• What to work on
Repeat exactly the lines from the start through the line with "N = list(range(1, 16))", both ends included.

• Record set
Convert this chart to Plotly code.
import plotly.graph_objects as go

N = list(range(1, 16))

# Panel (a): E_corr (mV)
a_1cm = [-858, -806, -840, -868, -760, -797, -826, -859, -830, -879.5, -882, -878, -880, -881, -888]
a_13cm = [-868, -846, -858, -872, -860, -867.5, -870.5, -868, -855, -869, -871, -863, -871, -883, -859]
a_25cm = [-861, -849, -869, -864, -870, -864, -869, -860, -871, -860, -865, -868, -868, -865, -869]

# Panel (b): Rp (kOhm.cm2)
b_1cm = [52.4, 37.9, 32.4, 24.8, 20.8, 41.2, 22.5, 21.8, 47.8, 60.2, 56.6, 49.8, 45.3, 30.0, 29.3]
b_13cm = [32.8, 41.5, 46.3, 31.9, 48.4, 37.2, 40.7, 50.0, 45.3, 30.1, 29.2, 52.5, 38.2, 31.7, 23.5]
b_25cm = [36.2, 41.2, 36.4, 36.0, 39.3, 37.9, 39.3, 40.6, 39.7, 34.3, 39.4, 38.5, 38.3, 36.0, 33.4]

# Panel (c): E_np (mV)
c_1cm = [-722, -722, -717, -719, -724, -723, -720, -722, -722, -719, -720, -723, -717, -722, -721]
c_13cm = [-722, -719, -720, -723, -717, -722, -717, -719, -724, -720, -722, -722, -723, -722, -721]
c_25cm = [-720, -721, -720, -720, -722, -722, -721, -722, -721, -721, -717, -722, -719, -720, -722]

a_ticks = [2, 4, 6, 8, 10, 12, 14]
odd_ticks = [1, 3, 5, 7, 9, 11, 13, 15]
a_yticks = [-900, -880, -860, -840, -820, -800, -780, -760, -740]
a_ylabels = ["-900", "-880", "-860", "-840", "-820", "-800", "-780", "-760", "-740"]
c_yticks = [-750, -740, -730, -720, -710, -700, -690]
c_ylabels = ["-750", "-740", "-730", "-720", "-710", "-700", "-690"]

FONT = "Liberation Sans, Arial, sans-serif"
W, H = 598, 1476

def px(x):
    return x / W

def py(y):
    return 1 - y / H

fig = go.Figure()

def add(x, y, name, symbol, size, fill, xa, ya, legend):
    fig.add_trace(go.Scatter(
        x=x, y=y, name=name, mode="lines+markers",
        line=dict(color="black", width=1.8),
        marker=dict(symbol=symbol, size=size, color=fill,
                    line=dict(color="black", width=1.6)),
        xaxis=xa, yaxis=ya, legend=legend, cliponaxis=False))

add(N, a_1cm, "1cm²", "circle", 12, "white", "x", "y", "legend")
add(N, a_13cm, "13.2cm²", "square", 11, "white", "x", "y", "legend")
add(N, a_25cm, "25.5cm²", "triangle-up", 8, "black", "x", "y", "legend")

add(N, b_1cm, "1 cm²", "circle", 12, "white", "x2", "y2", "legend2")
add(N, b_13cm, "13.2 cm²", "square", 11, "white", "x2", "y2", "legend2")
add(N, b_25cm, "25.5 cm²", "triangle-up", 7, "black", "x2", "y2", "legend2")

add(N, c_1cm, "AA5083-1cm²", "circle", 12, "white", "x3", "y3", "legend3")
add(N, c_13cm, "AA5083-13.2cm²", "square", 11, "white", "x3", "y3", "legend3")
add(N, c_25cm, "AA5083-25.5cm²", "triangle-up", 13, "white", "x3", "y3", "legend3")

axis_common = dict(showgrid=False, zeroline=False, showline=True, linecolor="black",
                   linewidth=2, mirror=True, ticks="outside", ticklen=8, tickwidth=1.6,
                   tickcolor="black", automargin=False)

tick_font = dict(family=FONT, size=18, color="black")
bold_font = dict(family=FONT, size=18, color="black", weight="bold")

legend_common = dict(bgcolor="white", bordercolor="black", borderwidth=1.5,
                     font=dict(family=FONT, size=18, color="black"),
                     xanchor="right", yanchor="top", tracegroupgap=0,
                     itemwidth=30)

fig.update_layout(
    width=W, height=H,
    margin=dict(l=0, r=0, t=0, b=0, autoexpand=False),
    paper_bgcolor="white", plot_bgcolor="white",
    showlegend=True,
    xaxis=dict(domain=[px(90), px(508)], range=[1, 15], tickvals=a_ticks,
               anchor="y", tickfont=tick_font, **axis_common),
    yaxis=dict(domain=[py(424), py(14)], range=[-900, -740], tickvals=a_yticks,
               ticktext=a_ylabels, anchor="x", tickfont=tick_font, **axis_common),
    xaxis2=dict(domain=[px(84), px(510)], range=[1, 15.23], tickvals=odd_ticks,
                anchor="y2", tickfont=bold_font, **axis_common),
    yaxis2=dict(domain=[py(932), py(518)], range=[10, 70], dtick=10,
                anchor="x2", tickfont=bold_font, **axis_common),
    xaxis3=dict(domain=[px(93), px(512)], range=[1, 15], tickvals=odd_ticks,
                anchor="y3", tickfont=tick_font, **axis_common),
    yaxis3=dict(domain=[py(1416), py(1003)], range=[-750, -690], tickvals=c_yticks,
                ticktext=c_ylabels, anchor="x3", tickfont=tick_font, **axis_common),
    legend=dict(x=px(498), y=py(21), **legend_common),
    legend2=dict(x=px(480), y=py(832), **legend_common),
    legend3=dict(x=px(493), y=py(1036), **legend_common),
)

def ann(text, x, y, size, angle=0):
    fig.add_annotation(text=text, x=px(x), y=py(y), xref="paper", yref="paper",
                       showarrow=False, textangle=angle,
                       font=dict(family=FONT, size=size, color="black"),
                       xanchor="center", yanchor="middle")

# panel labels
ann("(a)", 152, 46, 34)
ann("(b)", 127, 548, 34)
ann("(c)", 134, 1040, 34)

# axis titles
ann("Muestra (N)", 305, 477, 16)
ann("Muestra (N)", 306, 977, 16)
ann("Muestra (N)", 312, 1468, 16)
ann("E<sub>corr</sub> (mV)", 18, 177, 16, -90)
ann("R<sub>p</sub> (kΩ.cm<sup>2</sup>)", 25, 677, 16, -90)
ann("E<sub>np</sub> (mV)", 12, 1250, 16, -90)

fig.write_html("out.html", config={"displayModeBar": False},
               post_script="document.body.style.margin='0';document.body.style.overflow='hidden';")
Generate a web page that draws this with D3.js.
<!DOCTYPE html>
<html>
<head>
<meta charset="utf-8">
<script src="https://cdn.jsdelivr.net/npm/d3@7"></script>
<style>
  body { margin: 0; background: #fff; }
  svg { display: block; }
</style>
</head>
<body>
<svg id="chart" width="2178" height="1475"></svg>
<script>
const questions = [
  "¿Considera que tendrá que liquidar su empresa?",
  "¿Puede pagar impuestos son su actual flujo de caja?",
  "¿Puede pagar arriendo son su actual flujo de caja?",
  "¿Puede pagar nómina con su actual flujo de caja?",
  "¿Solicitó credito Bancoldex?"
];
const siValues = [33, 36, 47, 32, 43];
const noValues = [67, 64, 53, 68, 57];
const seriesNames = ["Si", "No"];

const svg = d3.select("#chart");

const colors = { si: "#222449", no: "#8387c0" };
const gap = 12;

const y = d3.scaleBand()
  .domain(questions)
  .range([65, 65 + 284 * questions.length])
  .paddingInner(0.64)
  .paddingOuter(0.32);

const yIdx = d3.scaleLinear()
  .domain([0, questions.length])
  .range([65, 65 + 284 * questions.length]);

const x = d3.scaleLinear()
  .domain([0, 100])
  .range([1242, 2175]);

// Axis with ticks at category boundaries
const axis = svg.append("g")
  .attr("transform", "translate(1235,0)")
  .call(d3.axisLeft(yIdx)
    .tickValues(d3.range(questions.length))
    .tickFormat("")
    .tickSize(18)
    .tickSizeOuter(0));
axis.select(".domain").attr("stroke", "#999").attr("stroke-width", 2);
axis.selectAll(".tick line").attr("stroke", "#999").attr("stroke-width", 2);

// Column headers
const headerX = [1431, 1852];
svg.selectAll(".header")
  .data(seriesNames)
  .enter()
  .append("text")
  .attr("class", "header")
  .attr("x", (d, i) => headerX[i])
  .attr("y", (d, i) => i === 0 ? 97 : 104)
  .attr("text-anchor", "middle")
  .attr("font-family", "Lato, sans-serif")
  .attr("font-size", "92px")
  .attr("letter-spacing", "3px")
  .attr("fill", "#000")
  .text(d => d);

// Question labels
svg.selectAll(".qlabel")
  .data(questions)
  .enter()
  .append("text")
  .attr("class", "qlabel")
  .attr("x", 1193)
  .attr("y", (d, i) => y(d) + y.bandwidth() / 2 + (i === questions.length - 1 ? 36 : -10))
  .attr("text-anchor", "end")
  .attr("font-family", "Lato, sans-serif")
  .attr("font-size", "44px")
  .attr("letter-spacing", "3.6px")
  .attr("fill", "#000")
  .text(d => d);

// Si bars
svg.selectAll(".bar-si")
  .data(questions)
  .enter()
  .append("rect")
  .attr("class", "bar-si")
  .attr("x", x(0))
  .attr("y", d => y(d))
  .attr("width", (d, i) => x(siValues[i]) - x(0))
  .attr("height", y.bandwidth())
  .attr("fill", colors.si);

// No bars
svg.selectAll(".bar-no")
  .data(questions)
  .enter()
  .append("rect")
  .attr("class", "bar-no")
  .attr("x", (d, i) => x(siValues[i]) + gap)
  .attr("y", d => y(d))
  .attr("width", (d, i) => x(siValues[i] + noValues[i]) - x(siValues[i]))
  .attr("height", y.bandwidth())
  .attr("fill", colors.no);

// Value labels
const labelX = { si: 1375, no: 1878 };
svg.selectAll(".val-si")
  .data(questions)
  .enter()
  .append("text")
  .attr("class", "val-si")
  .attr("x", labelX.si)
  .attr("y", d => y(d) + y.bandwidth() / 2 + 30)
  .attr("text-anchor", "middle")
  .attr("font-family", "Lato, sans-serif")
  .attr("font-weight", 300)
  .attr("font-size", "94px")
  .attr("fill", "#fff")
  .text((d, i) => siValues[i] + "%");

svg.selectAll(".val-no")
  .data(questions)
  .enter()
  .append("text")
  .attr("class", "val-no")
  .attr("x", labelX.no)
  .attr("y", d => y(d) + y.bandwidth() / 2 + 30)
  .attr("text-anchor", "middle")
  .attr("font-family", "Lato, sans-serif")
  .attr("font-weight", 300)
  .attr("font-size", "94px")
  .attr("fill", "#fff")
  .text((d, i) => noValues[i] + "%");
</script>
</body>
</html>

• Finished exercise
Convert this chart to Plotly code.
import plotly.graph_objects as go

N = list(range(1, 16))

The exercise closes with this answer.